Oui, Bruno Chaouat, la pulsion économique révèle en ce moment, ses lois, qui sont celles du caprice, prévisible en son principe (
systémique), donc, mais imprévisible quant au temps de son occurrence. A l'automne, il pleut, mais allez savoir quand, allez savoir où et avec quelle force. Les hommes adorent cela: qu'il pleuve en automne mais qu'on ne puisse dire quand; en cette incertitude tient tout le charme du capitalisme, l'attrait illusoire qu'exerce l'incertitude systémique des affaires humaines qui d'une part rend la spéculation si excitante et d'autre part rend l'acquis, le capital, chose arrêtée, si précieux, si symboliquement désirable en son concentré de certitude offert en récompense au gagnant du jeu.
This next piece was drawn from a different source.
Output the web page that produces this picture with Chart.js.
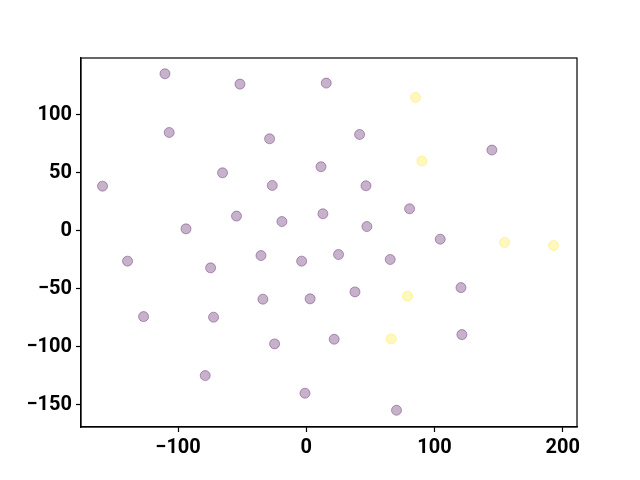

Ce qui serait intéressant d'explorer: le "end result" à somme nulle entre socialisme d'Etat et ultra-libéralisme, s'agissant du destin du capital nationalisé, qui, en régime libéral ou ultra-libéral se trouve resécurisé en bout de chaîne, attaché comme un chien ou une chèvre au piquet de l'Etat, quelles qu'aient pu être ses pérégrinations folles jusque là. L'ultra-libéralisme se voit au fond, au bout de l'affaire, au terme de huit, dix ans de spéculation fébrile, hâve et défait, contraint à rentrer chez maman se faire donner un bon repas chaud et recoudre ses boutons, comme un chenapan sans suite dans les idées rentre de sa fugue se faire re-nourrir chez les parents, pas fier, un peu grondé, mais pardonné quand même.
Allons plus loin: puisque somme nulle, parfaite équivalence dernière il y a, l'ultra libéralisme, sous ses dehors d'enfant terrible, se révèle cette semaine n'être guère autre chose qu'une
sockpuppet de l'Etat, de la collectivité. Les
sockpuppets: marionnettes faite d'une chaussette, qu'aujourd'hui l'Etat doit rapiécer. Le capital devenu marteau, devenu marteau sans maître, ou marionnette sans maître, devenu libre de ses mouvement, en Pinocchio désobéissant, condamne les meilleurs esprits du pays à la réparation de ses dégâts, eux qui n'avait rien fait pour le réguler, l'avait laissé grandir libre, s'étaient tout ce temps comporté en rois fainéants. L'Etat ainsi ramasse le capital en bout de course et le trouvant brisé, recolle ses morceaux, quand en régime socialo-viril, le capital naissait de lui et était lancé et corrigé par lui, son
tuteur. Féminisation de la politique, désertion des maîtres et des mâles (plus d'homme d'Etat qui impose une réglementation ou décide une nationalisation d'autorité, quitte à se tromper, quitte à ne pas échapper au reproche de le faire avec caprice, y compris caprice idéologique), et voilà sa Majesté le Bébé qui casse tout et nos faux-chefs et cheffes libéraux qui font semblant de se mettre en colère contre sa Majesté en courant en tous sens pour ramasser ses crottes comme le feraient de petites bonnes. Sarkozy court comme une petite bonne, sa petite pelle à la main, catastrophée par les crottes de chiens laissées sur le tapis quand la bête qu'il avait souhaité voir aller libre s'est vidée, lâchée en des formes tout à fait prévisibles.
C'est en Europe à une femme, Margaret Thatcher, que l'on doit l'immense crédit idéologique du libéralisme économique et financier relancé dans le dernier quart du siècle dernier. Margaret Thatcher, mère qui fut abonnée à l'éternel retour de son affreux fils prodigue, qui du Paris-Dakar où régulièrement, tous les ans, il fallait aller le récuper en hélicoptère parce qu'il s'était perdu ou avait cassé son matériel, ou dans des affaires de trafic d'armes ou de diamant en Afrique, ou de diplomatie souterraine où il causait un immense embarras à son pays. Fiston revenait toujous dans le giron maternel, était pardonné... et repartait à l'aventure les poches remplies. Très libre ce garçon, au bout de son élastique distendue qui le rattachait à Maman. Sockpuppet de sa mère. Bouffon de sa mère. C'est cette femme, fonctionnant ainsi avec son fils, qui conçut (avec d'autres) l'idée du
big bang boursier dans les années 80 et de la licence donnée aux banques de spéculer
on the wild side. Il conviendrait de s'en souvenir.
Curieusement j'ai pensé à Jean-François Lyotard moi aussi il y a quelques jours. Je me suis souvenu que lorsque parut l'Economie libidinale, le philosophe François Châtelet avait déclaré : "Lyotard est le plus doué des philosophes de
la France de demain". Puissent ces quelques réflexions jetées avec vous lui rendre hommage.